Iran stands to lose more if nuclear deal fails
A mistake often made with respect to the Iranian nuclear deal is the belief that the United States and the European Union view a stronger Iran as an existential threat.
While the presence of another nuclear-armed Middle Eastern state is a scenario that both the US and the EU endeavor to avoid, the onus on Iranian policymakers to both save their economy from greater economic harm and ensure inclusion in a changing global energy marketplace is greater. Iran holds the world’s fourth largest oil reserves and second largest natural gas deposits, the latter of which were mostly discovered in the last two decades.
Due to sanctions, however, the energy giant that Iran could be has not grown past infancy, and has thus far been unable to develop the lion’s share of its natural gas.

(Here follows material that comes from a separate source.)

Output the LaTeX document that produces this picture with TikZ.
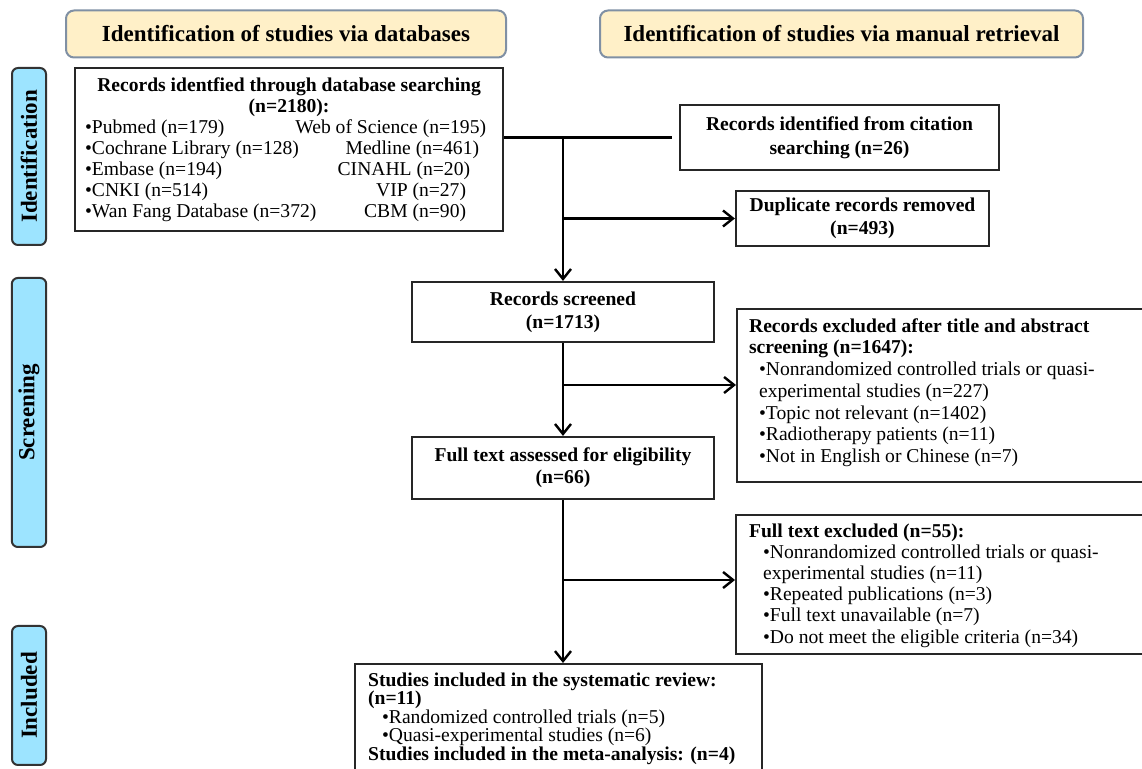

Indeed, Iran has turned to Central Asian nations such as Turkmenistan in order to fill shortages at home. Iranian oil production, while still sixth in the world, has regressed during every one of the past seven years, and will continue to do so if technology desperately needed to bring Iranian oil into the 21st century continues to be unobtainable.
Moreover, the Iranian economy has shrunk by percentage points due to sanctions, with entire sectors reduced to irrelevance as a result of import and export restrictions. This means that the Iranian economy has come to depend almost entirely on a weakened hydrocarbons sector, and become a de facto petrol state.

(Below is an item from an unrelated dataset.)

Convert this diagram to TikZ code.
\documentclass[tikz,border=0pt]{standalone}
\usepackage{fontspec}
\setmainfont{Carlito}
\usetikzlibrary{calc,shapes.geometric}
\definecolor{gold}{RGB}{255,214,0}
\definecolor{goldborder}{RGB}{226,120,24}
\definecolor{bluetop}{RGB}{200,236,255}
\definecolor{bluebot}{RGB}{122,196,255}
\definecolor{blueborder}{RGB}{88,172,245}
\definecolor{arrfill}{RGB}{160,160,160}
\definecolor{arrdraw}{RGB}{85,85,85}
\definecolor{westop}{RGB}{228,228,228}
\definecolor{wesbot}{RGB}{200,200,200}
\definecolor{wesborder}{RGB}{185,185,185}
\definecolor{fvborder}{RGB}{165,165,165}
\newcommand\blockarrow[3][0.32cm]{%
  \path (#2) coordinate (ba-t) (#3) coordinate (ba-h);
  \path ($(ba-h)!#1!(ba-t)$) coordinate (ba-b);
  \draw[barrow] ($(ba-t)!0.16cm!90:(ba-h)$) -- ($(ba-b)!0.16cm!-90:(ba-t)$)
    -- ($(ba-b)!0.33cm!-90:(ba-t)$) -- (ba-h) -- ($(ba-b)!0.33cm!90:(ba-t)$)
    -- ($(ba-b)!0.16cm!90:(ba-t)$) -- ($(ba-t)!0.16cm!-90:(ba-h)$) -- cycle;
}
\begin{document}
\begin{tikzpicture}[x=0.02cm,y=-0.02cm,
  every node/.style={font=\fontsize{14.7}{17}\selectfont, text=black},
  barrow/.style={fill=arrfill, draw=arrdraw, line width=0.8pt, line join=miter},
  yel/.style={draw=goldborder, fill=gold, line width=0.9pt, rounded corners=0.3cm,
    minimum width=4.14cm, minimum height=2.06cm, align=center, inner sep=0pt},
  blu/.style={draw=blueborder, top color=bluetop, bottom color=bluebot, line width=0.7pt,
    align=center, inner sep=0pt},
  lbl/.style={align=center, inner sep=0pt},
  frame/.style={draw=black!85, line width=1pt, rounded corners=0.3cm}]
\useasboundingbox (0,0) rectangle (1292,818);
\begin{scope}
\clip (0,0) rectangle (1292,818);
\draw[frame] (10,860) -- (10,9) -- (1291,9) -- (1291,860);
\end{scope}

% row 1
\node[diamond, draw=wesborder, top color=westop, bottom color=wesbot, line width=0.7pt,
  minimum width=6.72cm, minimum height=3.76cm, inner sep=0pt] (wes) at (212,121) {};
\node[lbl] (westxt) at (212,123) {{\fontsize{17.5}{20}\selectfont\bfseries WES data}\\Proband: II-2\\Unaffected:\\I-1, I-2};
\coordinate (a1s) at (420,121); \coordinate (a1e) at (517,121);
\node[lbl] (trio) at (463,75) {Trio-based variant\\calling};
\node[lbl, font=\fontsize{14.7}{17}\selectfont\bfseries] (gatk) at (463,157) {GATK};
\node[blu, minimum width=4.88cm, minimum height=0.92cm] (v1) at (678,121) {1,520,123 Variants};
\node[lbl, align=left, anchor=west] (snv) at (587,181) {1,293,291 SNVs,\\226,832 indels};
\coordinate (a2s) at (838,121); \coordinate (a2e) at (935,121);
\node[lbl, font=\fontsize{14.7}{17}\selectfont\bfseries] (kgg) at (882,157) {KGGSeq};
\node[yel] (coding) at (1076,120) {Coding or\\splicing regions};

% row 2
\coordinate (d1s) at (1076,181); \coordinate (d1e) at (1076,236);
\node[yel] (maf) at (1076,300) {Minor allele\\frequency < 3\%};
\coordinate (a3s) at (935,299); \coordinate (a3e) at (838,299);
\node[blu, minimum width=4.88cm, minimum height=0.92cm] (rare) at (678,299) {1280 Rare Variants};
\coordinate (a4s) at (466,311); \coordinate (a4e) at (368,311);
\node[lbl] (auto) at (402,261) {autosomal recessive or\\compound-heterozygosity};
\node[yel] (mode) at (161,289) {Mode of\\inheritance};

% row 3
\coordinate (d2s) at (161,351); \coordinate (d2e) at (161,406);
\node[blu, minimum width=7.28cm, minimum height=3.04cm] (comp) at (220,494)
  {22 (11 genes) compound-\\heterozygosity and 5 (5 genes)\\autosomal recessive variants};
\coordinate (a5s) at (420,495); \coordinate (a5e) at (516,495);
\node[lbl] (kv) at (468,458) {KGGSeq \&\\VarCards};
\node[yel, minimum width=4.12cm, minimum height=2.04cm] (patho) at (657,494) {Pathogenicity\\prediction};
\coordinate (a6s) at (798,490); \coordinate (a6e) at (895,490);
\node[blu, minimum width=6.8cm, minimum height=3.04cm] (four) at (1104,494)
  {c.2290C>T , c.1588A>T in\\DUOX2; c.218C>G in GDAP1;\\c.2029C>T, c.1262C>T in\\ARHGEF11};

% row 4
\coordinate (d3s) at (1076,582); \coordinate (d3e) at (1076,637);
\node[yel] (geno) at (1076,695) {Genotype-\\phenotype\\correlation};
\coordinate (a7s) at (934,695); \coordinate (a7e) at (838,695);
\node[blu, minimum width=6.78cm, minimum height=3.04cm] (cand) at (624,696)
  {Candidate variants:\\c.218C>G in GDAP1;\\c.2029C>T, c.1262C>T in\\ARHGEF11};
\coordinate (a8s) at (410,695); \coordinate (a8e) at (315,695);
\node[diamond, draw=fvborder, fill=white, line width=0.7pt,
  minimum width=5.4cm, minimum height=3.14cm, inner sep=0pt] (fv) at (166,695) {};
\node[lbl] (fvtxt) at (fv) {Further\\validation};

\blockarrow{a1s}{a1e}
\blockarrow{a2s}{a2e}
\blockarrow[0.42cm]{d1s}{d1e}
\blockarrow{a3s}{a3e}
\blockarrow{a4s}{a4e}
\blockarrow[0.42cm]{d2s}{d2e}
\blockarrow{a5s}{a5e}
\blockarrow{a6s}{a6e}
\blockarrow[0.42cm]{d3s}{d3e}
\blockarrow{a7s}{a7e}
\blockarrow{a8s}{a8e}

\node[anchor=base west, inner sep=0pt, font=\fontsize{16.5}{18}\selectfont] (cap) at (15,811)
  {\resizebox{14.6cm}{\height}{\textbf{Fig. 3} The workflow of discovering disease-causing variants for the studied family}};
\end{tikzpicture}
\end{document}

While Iran has grown weaker, regional neighbors have become stronger. Both Turkmenistan and Azerbaijan have actively sought out ties with both East and West, and have set in motion plans to develop pipelines connecting Azerbaijani natural gas with European markets via Turkey. European markets are seeking to diversify their energy imports due to overdependence on Russia, and have seized the opportunity to work with partners that also share the Caspian Sea with Iran.
Iranian energy officials have made similar assurances regarding a similar pipeline connecting Iranian gas with European markets, though such a deal is contingent on the removal of sanctions levied against the Iranian economy. Currently, any such deal appears unlikely. Iranian negotiators are pushing a hard line with their Western counterparts, thus far refusing to accede to Western demands of greater transparency regarding Iran’s Arak heavy water reactor, and preemptively ruling out any type of “backwards step,” that is, any change in previously discussed centrifuge and uranium enrichment limits.
These types of statements could easily be bluster engineered by the Iranian political apparatus to allay fears of domestic hardliners. However, if this inflexible posture is continued, a dangerous precedent could be set that would torpedo the deal and lead to further ostracization of the Iranian economy.